EXERCISE DETAILS: Can you set down, exactly as they appear below, the lines from the opening of the material through the one bearing "v !== undefined", minus the pictures?

DATA ROWS:
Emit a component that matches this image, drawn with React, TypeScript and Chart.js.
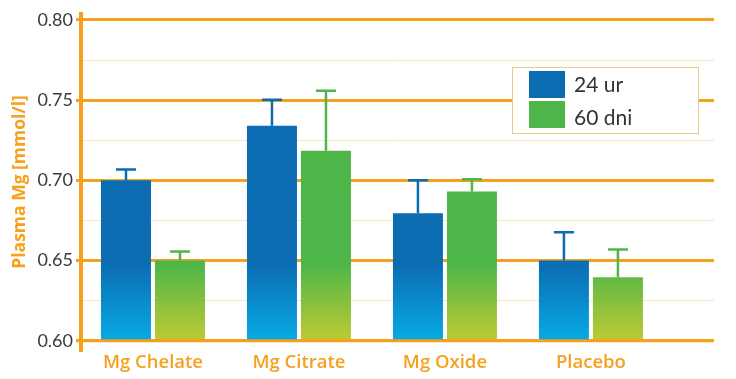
import React, { useEffect, useRef } from 'react';
import { Chart, registerables } from 'chart.js';

Chart.register(...registerables);

// ---------- data ----------
const categories = ['Mg Chelate', 'Mg Citrate', 'Mg Oxide', 'Placebo'];
const seriesNames = ['24 ur', '60 dni'];
const values24h = [0.7, 0.734, 0.6795, 0.65];
const values60d = [0.65, 0.7185, 0.693, 0.6396];
const sd24h = [0.0067, 0.0163, 0.0205, 0.0176];
const sd60d = [0.0056, 0.0374, 0.0076, 0.0172];
const majorTicks = [0.6, 0.65, 0.7, 0.75, 0.8];

// ---------- styles ----------
const ORANGE = '#F5A11E';
const MINOR = '#F6E6C2';
const BLUE_TOP = '#0B6CB2';
const BLUE_BOTTOM = '#08AAE4';
const GREEN_TOP = '#4EB649';
const GREEN_BOTTOM = '#BECA33';

const isMajor = (v: number | undefined) =>
  v !== undefined && majorTicks.some((m) => Math.abs(m - v) < 1e-6);

function gradient(chart: any, top: string, bottom: string) {
  const y = chart.scales?.y;
  if (!chart.chartArea || !y) return top;
  const g = chart.ctx.createLinearGradient(0, y.getPixelForValue(0.6), 0, y.getPixelForValue(0.648));
  g.addColorStop(0, bottom);
  g.addColorStop(1, top);
  return g;
}

const errorBarPlugin = {
  id: 'errorBars',
  afterDatasetsDraw(chart: any) {
    const { ctx } = chart;
    const y = chart.scales.y;
    const sds = [sd24h, sd60d];
    const colors = [BLUE_TOP, GREEN_TOP];
    chart.data.datasets.forEach((ds: any, di: number) => {
      const meta = chart.getDatasetMeta(di);
      meta.data.forEach((bar: any, i: number) => {
        const v = ds.data[i].y;
        const topPx = y.getPixelForValue(v + sds[di][i]);
        const basePx = y.getPixelForValue(v);
        ctx.save();
        ctx.strokeStyle = colors[di];
        ctx.lineWidth = 2.5;
        ctx.beginPath();
        ctx.moveTo(bar.x, basePx);
        ctx.lineTo(bar.x, topPx);
        ctx.moveTo(bar.x - 10, topPx);
        ctx.lineTo(bar.x + 10, topPx);
        ctx.stroke();
        ctx.restore();
      });
    });
    // baseline drawn over bar feet
    const { left, right } = chart.chartArea;
    const by = y.getPixelForValue(0.6);
    ctx.save();
    ctx.strokeStyle = ORANGE;
    ctx.lineWidth = 3;
    ctx.beginPath();
    ctx.moveTo(left - 5, by);
    ctx.lineTo(right, by);
    ctx.stroke();
    ctx.restore();
  },
};

const legendPlugin = {
  id: 'boxLegend',
  afterDraw(chart: any) {
    const { ctx } = chart;
    ctx.save();
    ctx.fillStyle = '#ffffff';
    ctx.fillRect(512.5, 67.5, 186, 66);
    ctx.strokeStyle = '#EBCB84';
    ctx.lineWidth = 1;
    ctx.strokeRect(512.5, 67.5, 186, 66);
    const sw = [BLUE_TOP, GREEN_TOP];
    ctx.font = '21px Lato';
    ctx.textBaseline = 'alphabetic';
    ctx.textAlign = 'left';
    seriesNames.forEach((name, i) => {
      ctx.fillStyle = sw[i];
      ctx.fillRect(529, 71 + i * 30, 36, 27);
      ctx.fillStyle = '#333333';
      ctx.fillText(name, 574, 92 + i * 33);
    });
    ctx.restore();
  },
};

export default function App() {
  const ref = useRef<HTMLCanvasElement | null>(null);

  useEffect(() => {
    if (!ref.current) return;
    const chart = new Chart(ref.current, {
      type: 'bar',
      data: {
        datasets: [
          {
            label: seriesNames[0],
            data: values24h.map((v, i) => ({ x: i, y: v })),
            base: 0.6,
            backgroundColor: (c: any) => gradient(c.chart, BLUE_TOP, BLUE_BOTTOM),
            borderWidth: 0,
            categoryPercentage: 108 / 146,
            barPercentage: 50 / 54,
          } as any,
          {
            label: seriesNames[1],
            data: values60d.map((v, i) => ({ x: i, y: v })),
            base: 0.6,
            backgroundColor: (c: any) => gradient(c.chart, GREEN_TOP, GREEN_BOTTOM),
            borderWidth: 0,
            categoryPercentage: 108 / 146,
            barPercentage: 50 / 54,
          } as any,
        ],
      },
      options: {
        responsive: false,
        animation: false,
        layout: { padding: { left: 0, right: 22, top: 14, bottom: 0 } },
        plugins: {
          legend: { display: false },
          tooltip: { enabled: false },
        },
        scales: {
          x: {
            type: 'linear',
            offset: false,
            min: -0.493,
            max: 3.843,
            afterFit: (s: any) => {
              s.height = 29;
            },
            afterBuildTicks: (s: any) => {
              s.ticks = categories.map((_, i) => ({ value: i }));
            },
            grid: { display: false, drawTicks: false, offset: false },
            border: { display: false },
            ticks: {
              stepSize: 1,
              autoSkip: false,
              maxRotation: 0,
              padding: 2,
              color: ORANGE,
              font: { family: 'Open Sans', weight: '600', size: 18.5 },
              callback: (v: any) => categories[v] ?? '',
            },
          },
          y: {
            min: 0.5942,
            max: 0.8037,
            afterFit: (s: any) => {
              s.width = 81;
            },
            border: { display: true, color: ORANGE, width: 4 },
            grid: {
              color: (c: any) => (isMajor(c.tick?.value) ? ORANGE : MINOR),
              lineWidth: (c: any) => (isMajor(c.tick?.value) ? 3 : 1),
              tickColor: (c: any) => (isMajor(c.tick?.value) ? ORANGE : 'rgba(0,0,0,0)'),
              tickWidth: (c: any) => (isMajor(c.tick?.value) ? 3 : 1),
              tickLength: 5,
              drawTicks: true,
            },
            ticks: {
              stepSize: 0.025,
              includeBounds: false,
              autoSkip: false,
              padding: 3,
              color: '#3a3a3a',
              font: { family: 'Lato', size: 18 },
              callback: (v: any) => (isMajor(Number(v)) ? Number(v).toFixed(2) : ''),
            },
            title: {
              display: true,
              text: 'Plasma Mg [mmol/l]',
              color: ORANGE,
              font: { family: 'Open Sans', weight: '700', size: 17.5 },
              padding: { top: 10, bottom: 0 },
            },
          },
        },
      } as any,
      plugins: [errorBarPlugin, legendPlugin],
    });
    return () => chart.destroy();
  }, []);

  return (
    <div style={{ position: 'fixed', left: 0, top: 0, width: 736, height: 379, background: '#fff' }}>
      <canvas ref={ref} width={736} height={379} style={{ width: 736, height: 379, display: 'block' }} />
    </div>
  );
}
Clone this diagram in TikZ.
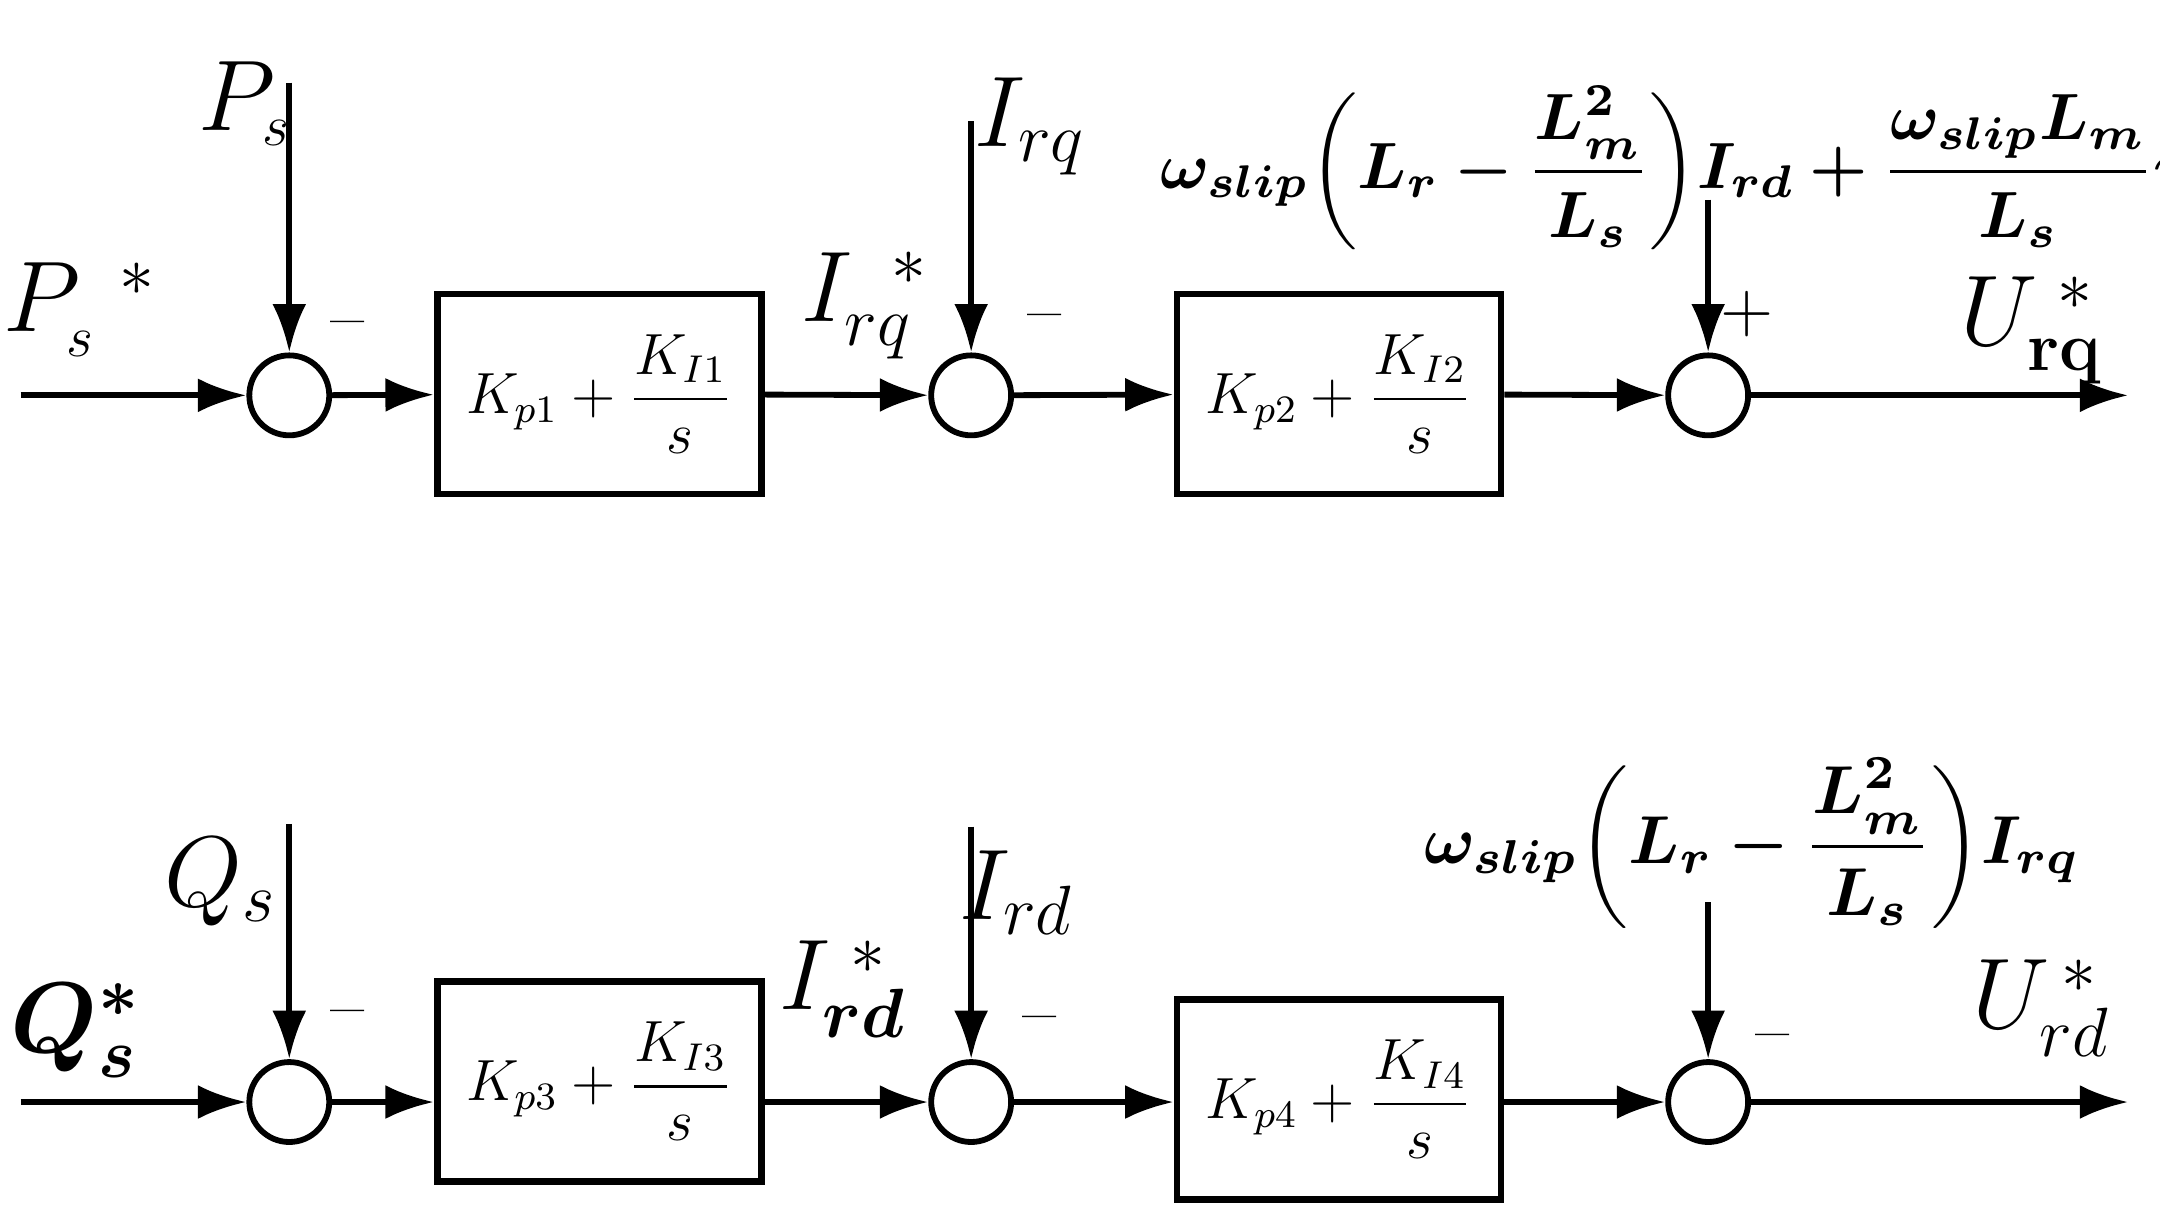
\documentclass[tikz,border=0pt]{standalone}
\usepackage{amsmath,bm}
\usetikzlibrary{arrows.meta}
\begin{document}
\begin{tikzpicture}[x=0.01cm,y=-0.01cm,
  sum/.style={circle,draw,line width=1.2pt,minimum size=0.58cm,inner sep=0},
  blk/.style={draw,line width=1.4pt,minimum width=2.35cm,minimum height=1.45cm,inner sep=0,font=\large},
  ar/.style={line width=1.2pt,-{Latex[length=10pt,width=7pt]}},
  lb/.style={font=\huge},
  sg/.style={font=\Large}]
\useasboundingbox (0,0) rectangle (1568,885);
% top row
\coordinate (in1) at (15,287);
\node[sum] (s1) at (210,287) {};
\node[blk] (b1) at (435,286) {$K_{p1}+\dfrac{K_{I1}}{s}$};
\node[sum] (s2) at (705,287) {};
\node[blk] (b2) at (972,286) {$K_{p2}+\dfrac{K_{I2}}{s}$};
\node[sum] (s3) at (1240,287) {};
\coordinate (out1) at (1545,287);
\coordinate (ps) at (210,60);
\coordinate (irq) at (705,88);
\coordinate (ff1) at (1240,145);
\draw[ar] (in1) -- (s1);
\draw[ar] (s1) -- (b1);
\draw[ar] (b1) -- (s2);
\draw[ar] (s2) -- (b2);
\draw[ar] (b2) -- (s3);
\draw[ar] (s3) -- (out1);
\draw[ar] (ps) -- (s1);
\draw[ar] (irq) -- (s2);
\draw[ar] (ff1) -- (s3);
\node[lb] at (178,75) {$P_{\scriptscriptstyle s}$};
\node[lb] at (58,225) {$P_{\scriptscriptstyle s}^{\;\;*}$};
\node[sg] at (252,240) {--};
\node[lb] at (628,222) {$I_{rq}^{\;\;*}$};
\node[lb] at (748,92) {$I_{rq}$};
\node[sg] at (758,235) {--};
\node[sg] at (1268,228) {+};
\node[lb] at (1475,240) {$U_{\mathbf{rq}}^{\;*}$};
\node[font=\normalsize,scale=1.35] at (1232,122) {$\boldsymbol{\omega_{slip}\!\left(L_r-\dfrac{L_m^2}{L_s}\right)\!I_{rd}+\dfrac{\omega_{slip}L_m}{L_s}\psi_s}$};
% bottom row
\coordinate (in2) at (15,800);
\node[sum] (t1) at (210,800) {};
\node[blk] (c1) at (435,785) {$K_{p3}+\dfrac{K_{I3}}{s}$};
\node[sum] (t2) at (705,800) {};
\node[blk] (c2) at (972,798) {$K_{p4}+\dfrac{K_{I4}}{s}$};
\node[sum] (t3) at (1240,800) {};
\coordinate (out2) at (1545,800);
\coordinate (qs) at (210,598);
\coordinate (ird) at (705,600);
\coordinate (ff2) at (1240,655);
\draw[ar] (in2) -- (t1);
\draw[ar] (t1) -- (t1 -| c1.west);
\draw[ar] (t1 -| c1.east) -- (t2);
\draw[ar] (t2) -- (t2 -| c2.west);
\draw[ar] (t2 -| c2.east) -- (t3);
\draw[ar] (t3) -- (out2);
\draw[ar] (qs) -- (t1);
\draw[ar] (ird) -- (t2);
\draw[ar] (ff2) -- (t3);
\node[lb] at (160,640) {$Q_s$};
\node[lb] at (55,748) {$\boldsymbol{Q_s^*}$};
\node[sg] at (252,740) {--};
\node[lb] at (612,718) {$I_{\boldsymbol{rd}}^{\;*}$};
\node[lb] at (738,648) {$I_{rd}$};
\node[sg] at (755,745) {--};
\node[sg] at (1287,758) {--};
\node[lb] at (1482,732) {$U_{rd}^{\,*}$};
\node[font=\normalsize,scale=1.4] at (1272,612) {$\boldsymbol{\omega_{slip}\!\left(L_r-\dfrac{L_m^2}{L_s}\right)\!I_{rq}}$};
\end{tikzpicture}
\end{document}
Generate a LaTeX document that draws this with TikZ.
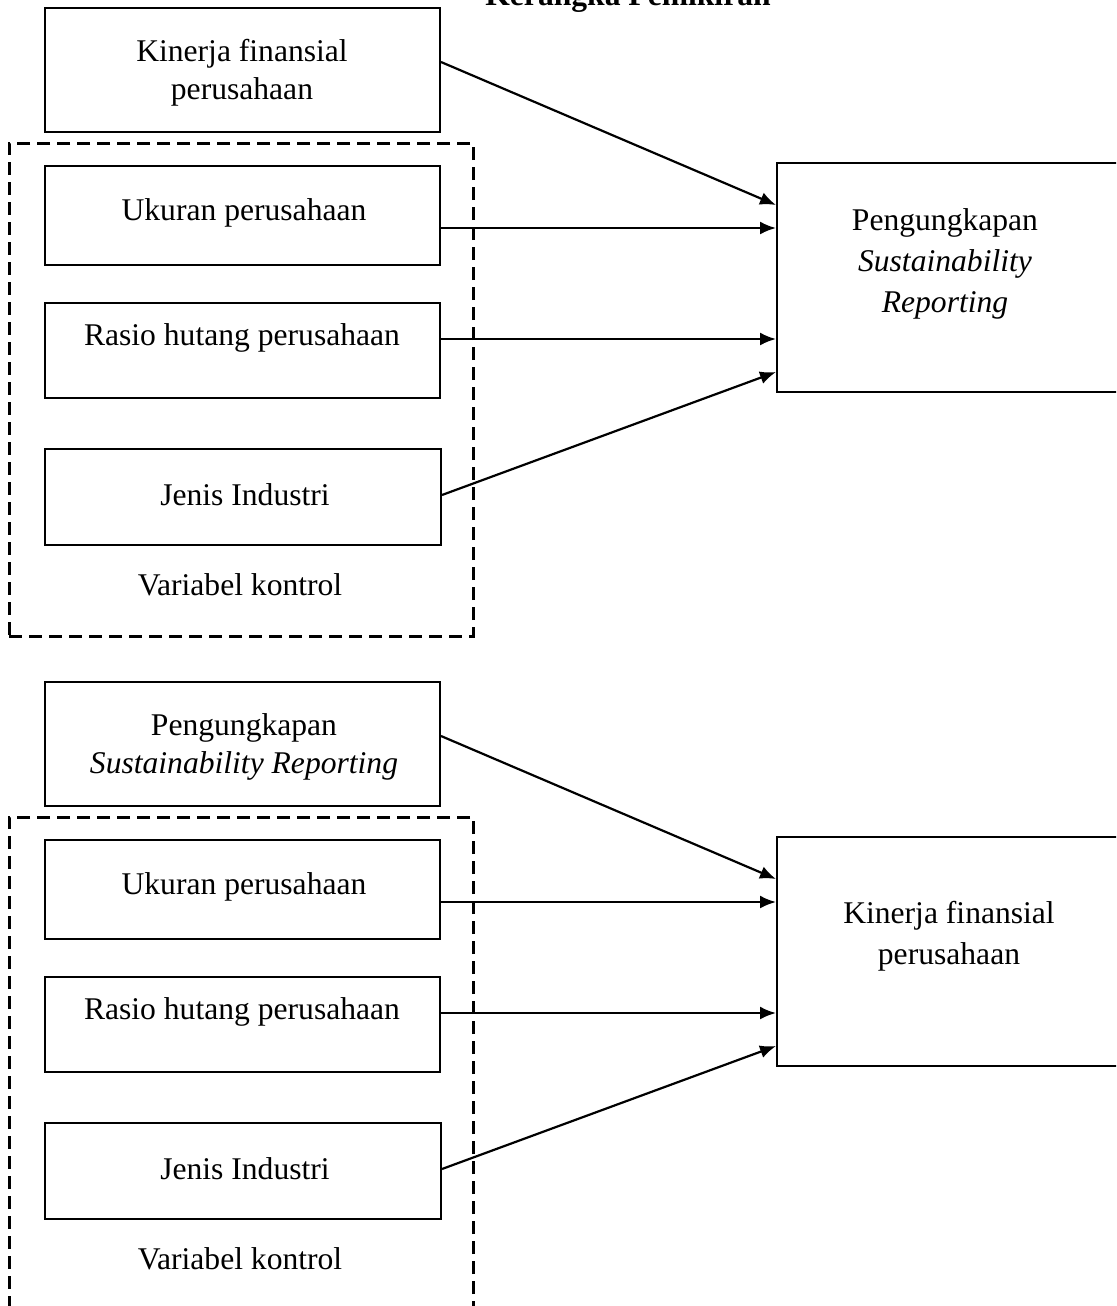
\documentclass[tikz,border=0pt]{standalone}
\usepackage{fontspec}
\setmainfont{Liberation Serif}
\usetikzlibrary{arrows.meta}
\begin{document}
\begin{tikzpicture}[x=0.5pt,y=-0.5pt,
  box/.style={draw, line width=1pt, rectangle, inner sep=0pt},
  txt/.style={inner sep=0pt, align=center, font=\fontsize{15.8}{19}\selectfont},
  txtw/.style={inner sep=0pt, align=center, font=\fontsize{15.8}{20.5}\selectfont},
  grp/.style={draw, line width=1.5pt, dash pattern=on 6.5pt off 3.5pt, rectangle, inner sep=0pt},
  arr/.style={line width=1.1pt, -{Latex[length=8pt,width=6.5pt]}}
]
\useasboundingbox (0,0) rectangle (1116,1306);
\clip (0,0) rectangle (1116,1306);

\node[anchor=base, inner sep=0pt, font=\fontsize{15.8}{19}\selectfont\bfseries] (title) at (628,5) {Kerangka Pemikiran};

% ---------- upper model ----------
\node[grp, minimum width=232pt, minimum height=246.5pt] (g1) at (241,389.5) {};
\node[box, minimum width=197.5pt, minimum height=62pt] (k1) at (242.5,70) {};
\node[txt] (k1t) at (242,73) {Kinerja finansial\\perusahaan};
\node[box, minimum width=197.5pt, minimum height=49.5pt] (u1) at (242.5,215.5) {};
\node[txt] (u1t) at (244,213) {Ukuran perusahaan};
\node[box, minimum width=197.5pt, minimum height=47.5pt] (r1) at (242.5,350.5) {};
\node[txt] (r1t) at (242,338) {Rasio hutang perusahaan};
\node[box, minimum width=198pt, minimum height=48pt] (j1) at (243,497) {};
\node[txt] (j1t) at (245,495) {Jenis Industri};
\node[txt] (v1) at (240,585) {Variabel kontrol};
\node[box, minimum width=180pt, minimum height=114.5pt] (s1) at (957,277.5) {};
\node[txtw] (s1t) at (945,264) {Pengungkapan\\\textit{Sustainability}\\\textit{Reporting}};

\draw[arr] ([yshift=4pt]k1.east) -- ([yshift=36.25pt]s1.west);
\draw[arr] ([yshift=-6.25pt]u1.east) -- ([yshift=24.75pt]s1.west);
\draw[arr] ([yshift=5.75pt]r1.east) -- ([yshift=-30.75pt]s1.west);
\draw[arr] ([yshift=1pt]j1.east) -- ([yshift=-47.25pt]s1.west);

% ---------- lower model ----------
\begin{scope}[yshift=-337pt]
\node[grp, minimum width=232pt, minimum height=246.5pt] (g2) at (241,389.5) {};
\node[box, minimum width=197.5pt, minimum height=62pt] (k2) at (242.5,70) {};
\node[txt] (k2t) at (244,73) {Pengungkapan\\\textit{Sustainability Reporting}};
\node[box, minimum width=197.5pt, minimum height=49.5pt] (u2) at (242.5,215.5) {};
\node[txt] (u2t) at (244,213) {Ukuran perusahaan};
\node[box, minimum width=197.5pt, minimum height=47.5pt] (r2) at (242.5,350.5) {};
\node[txt] (r2t) at (242,338) {Rasio hutang perusahaan};
\node[box, minimum width=198pt, minimum height=48pt] (j2) at (243,497) {};
\node[txt] (j2t) at (245,495) {Jenis Industri};
\node[txt] (v2) at (240,585) {Variabel kontrol};
\node[box, minimum width=180pt, minimum height=114.5pt] (s2) at (957,277.5) {};
\node[txtw] (s2t) at (949,262) {Kinerja finansial\\perusahaan};

\draw[arr] ([yshift=4pt]k2.east) -- ([yshift=36.25pt]s2.west);
\draw[arr] ([yshift=-6.25pt]u2.east) -- ([yshift=24.75pt]s2.west);
\draw[arr] ([yshift=5.75pt]r2.east) -- ([yshift=-30.75pt]s2.west);
\draw[arr] ([yshift=1pt]j2.east) -- ([yshift=-47.25pt]s2.west);
\end{scope}
\end{tikzpicture}
\end{document}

RESULT OF THIS EXERCISE:
Emit a component that matches this image, drawn with React, TypeScript and Chart.js.
import React, { useEffect, useRef } from 'react';
import { Chart, registerables } from 'chart.js';

Chart.register(...registerables);

// ---------- data ----------
const categories = ['Mg Chelate', 'Mg Citrate', 'Mg Oxide', 'Placebo'];
const seriesNames = ['24 ur', '60 dni'];
const values24h = [0.7, 0.734, 0.6795, 0.65];
const values60d = [0.65, 0.7185, 0.693, 0.6396];
const sd24h = [0.0067, 0.0163, 0.0205, 0.0176];
const sd60d = [0.0056, 0.0374, 0.0076, 0.0172];
const majorTicks = [0.6, 0.65, 0.7, 0.75, 0.8];

// ---------- styles ----------
const ORANGE = '#F5A11E';
const MINOR = '#F6E6C2';
const BLUE_TOP = '#0B6CB2';
const BLUE_BOTTOM = '#08AAE4';
const GREEN_TOP = '#4EB649';
const GREEN_BOTTOM = '#BECA33';

const isMajor = (v: number | undefined) =>
  v !== undefined && majorTicks.some((m) => Math.abs(m - v) < 1e-6);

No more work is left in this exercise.